**** Data shown
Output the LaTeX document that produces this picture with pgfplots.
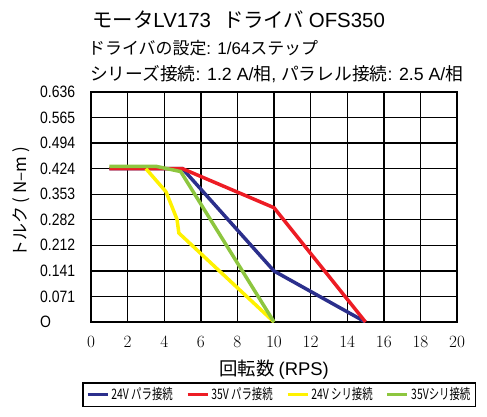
\documentclass[border=0pt]{standalone}
\usepackage{fontspec}
\usepackage{pgfplots}
\pgfplotsset{compat=1.18}
\setmainfont{Liberation Sans}
\newfontfamily\jp{Noto Sans CJK JP}
\newfontfamily\jpc[FakeStretch=0.72]{Noto Sans CJK JP}
\newfontfamily\cond[FakeStretch=0.85]{Liberation Sans}
\newcommand\lat[1]{{\rmfamily #1}}
\definecolor{cblue}{RGB}{43,47,140}
\definecolor{cred}{RGB}{237,28,36}
\definecolor{cyellow}{RGB}{255,242,0}
\definecolor{cgreen}{RGB}{141,198,63}
\begin{document}
\begin{tikzpicture}[x=1bp,y=1bp]
\useasboundingbox (0,0) rectangle (487,416);
\node[anchor=base west,inner sep=0] at (92,388) {\jp\fontsize{20.5}{23}\selectfont モータ\lat{LV173}\hspace{12bp}ドライバ \lat{OFS350}};
\node[anchor=base west,inner sep=0] at (88,362) {\jp\fontsize{17}{19}\selectfont ドライバの設定\lat{: 1/64}ステップ};
\node[anchor=base west,inner sep=0] at (90,336) {\jp\fontsize{17.8}{19}\selectfont シリーズ接続\lat{: 1.2 A/}相\lat{, }パラレル接続\lat{: 2.5 A/}相};
\begin{axis}[
  at={(91bp,94bp)}, anchor=south west,
  scale only axis, width=366bp, height=230bp,
  xmin=0, xmax=20, ymin=0, ymax=0.636,
  xtick={0,2,...,20},
  ytick={0,0.0707,0.1413,0.212,0.2827,0.3533,0.424,0.4947,0.5653,0.636},
  yticklabels={O,0.071,0.141,0.212,0.282,0.353,0.424,0.494,0.565,0.636},
  grid=major,
  major grid style={black, line width=1.4bp},
  axis line style={black, line width=2bp},
  tick style={draw=none},
  yticklabel style={anchor=west, xshift=-51bp, inner sep=0pt, font=\cond\fontsize{16.5}{18}\selectfont},
  xticklabel style={font=\cond\fontsize{16.5}{18}\selectfont, yshift=-11bp},
  xlabel={\jp\fontsize{18.5}{21}\selectfont 回転数 \lat{(RPS)}},
  xlabel style={at={(axis description cs:0.5,-0.15)}, anchor=north},
  ylabel={\jp\fontsize{17}{20}\selectfont トルク ( N–m )},
  ylabel style={at={(axis description cs:-0.19,0.52)}, anchor=center},
  legend columns=4,
  legend style={at={(axis description cs:0.514,-0.261)}, anchor=north,
    draw=black, line width=1.5bp, font=\jpc\fontsize{14.5}{17}\selectfont,
    inner xsep=3bp, inner ysep=3bp,
    /tikz/every even column/.append style={column sep=11bp}},
  legend image code/.code={\draw[#1] plot coordinates {(0bp,0bp) (20bp,0bp)};},
  every axis plot/.append style={line width=3.5bp},
]
\addplot[cblue] coordinates {(1,0.424) (5,0.424) (10,0.141) (15,0)};
\addlegendentry{24V パラ接続}
\addplot[cred] coordinates {(1,0.424) (5,0.424) (10,0.316) (15,0)};
\addlegendentry{35V パラ接続}
\addplot[cyellow] coordinates {(3,0.424) (4.1,0.36) (4.7,0.284) (4.8,0.246) (10,0)};
\addlegendentry{24V シリ接続}
\addplot[cgreen] coordinates {(1,0.43) (3.6,0.43) (4.9,0.416) (10,0)};
\addlegendentry{35Vシリ接続}
\end{axis}
\end{tikzpicture}
\end{document}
********
Write out the listing word for word, omitting the pictures it holds.

Output the LaTeX document that produces this picture with pgfplots.
\documentclass[border=0pt]{standalone}
\usepackage{fontspec}
\usepackage{pgfplots}
\pgfplotsset{compat=1.18}
\setmainfont{Liberation Sans}
\newfontfamily\jp{Noto Sans CJK JP}
\newfontfamily\jpc[FakeStretch=0.72]{Noto Sans CJK JP}
\newfontfamily\cond[FakeStretch=0.85]{Liberation Sans}
\newcommand\lat[1]{{\rmfamily #1}}
\definecolor{cblue}{RGB}{43,47,140}
\definecolor{cred}{RGB}{237,28,36}
\definecolor{cyellow}{RGB}{255,242,0}
\definecolor{cgreen}{RGB}{141,198,63}
\begin{document}
\begin{tikzpicture}[x=1bp,y=1bp]
\useasboundingbox (0,0) rectangle (487,416);
\node[anchor=base west,inner sep=0] at (92,388) {\jp\fontsize{20.5}{23}\selectfont モータ\lat{LV173}\hspace{12bp}ドライバ \lat{OFS350}};
\node[anchor=base west,inner sep=0] at (88,362) {\jp\fontsize{17}{19}\selectfont ドライバの設定\lat{: 1/64}ステップ};
\node[anchor=base west,inner sep=0] at (90,336) {\jp\fontsize{17.8}{19}\selectfont シリーズ接続\lat{: 1.2 A/}相\lat{, }パラレル接続\lat{: 2.5 A/}相};
\begin{axis}[
  at={(91bp,94bp)}, anchor=south west,
  scale only axis, width=366bp, height=230bp,
  xmin=0, xmax=20, ymin=0, ymax=0.636,
  xtick={0,2,...,20},
  ytick={0,0.0707,0.1413,0.212,0.2827,0.3533,0.424,0.4947,0.5653,0.636},
  yticklabels={O,0.071,0.141,0.212,0.282,0.353,0.424,0.494,0.565,0.636},
  grid=major,
  major grid style={black, line width=1.4bp},
  axis line style={black, line width=2bp},
  tick style={draw=none},
  yticklabel style={anchor=west, xshift=-51bp, inner sep=0pt, font=\cond\fontsize{16.5}{18}\selectfont},
  xticklabel style={font=\cond\fontsize{16.5}{18}\selectfont, yshift=-11bp},
  xlabel={\jp\fontsize{18.5}{21}\selectfont 回転数 \lat{(RPS)}},
  xlabel style={at={(axis description cs:0.5,-0.15)}, anchor=north},
  ylabel={\jp\fontsize{17}{20}\selectfont トルク ( N–m )},
  ylabel style={at={(axis description cs:-0.19,0.52)}, anchor=center},
  legend columns=4,
  legend style={at={(axis description cs:0.514,-0.261)}, anchor=north,
    draw=black, line width=1.5bp, font=\jpc\fontsize{14.5}{17}\selectfont,
    inner xsep=3bp, inner ysep=3bp,
    /tikz/every even column/.append style={column sep=11bp}},
  legend image code/.code={\draw[#1] plot coordinates {(0bp,0bp) (20bp,0bp)};},
  every axis plot/.append style={line width=3.5bp},
]
\addplot[cblue] coordinates {(1,0.424) (5,0.424) (10,0.141) (15,0)};
\addlegendentry{24V パラ接続}
\addplot[cred] coordinates {(1,0.424) (5,0.424) (10,0.316) (15,0)};
\addlegendentry{35V パラ接続}
\addplot[cyellow] coordinates {(3,0.424) (4.1,0.36) (4.7,0.284) (4.8,0.246) (10,0)};
\addlegendentry{24V シリ接続}
\addplot[cgreen] coordinates {(1,0.43) (3.6,0.43) (4.9,0.416) (10,0)};
\addlegendentry{35Vシリ接続}
\end{axis}
\end{tikzpicture}
\end{document}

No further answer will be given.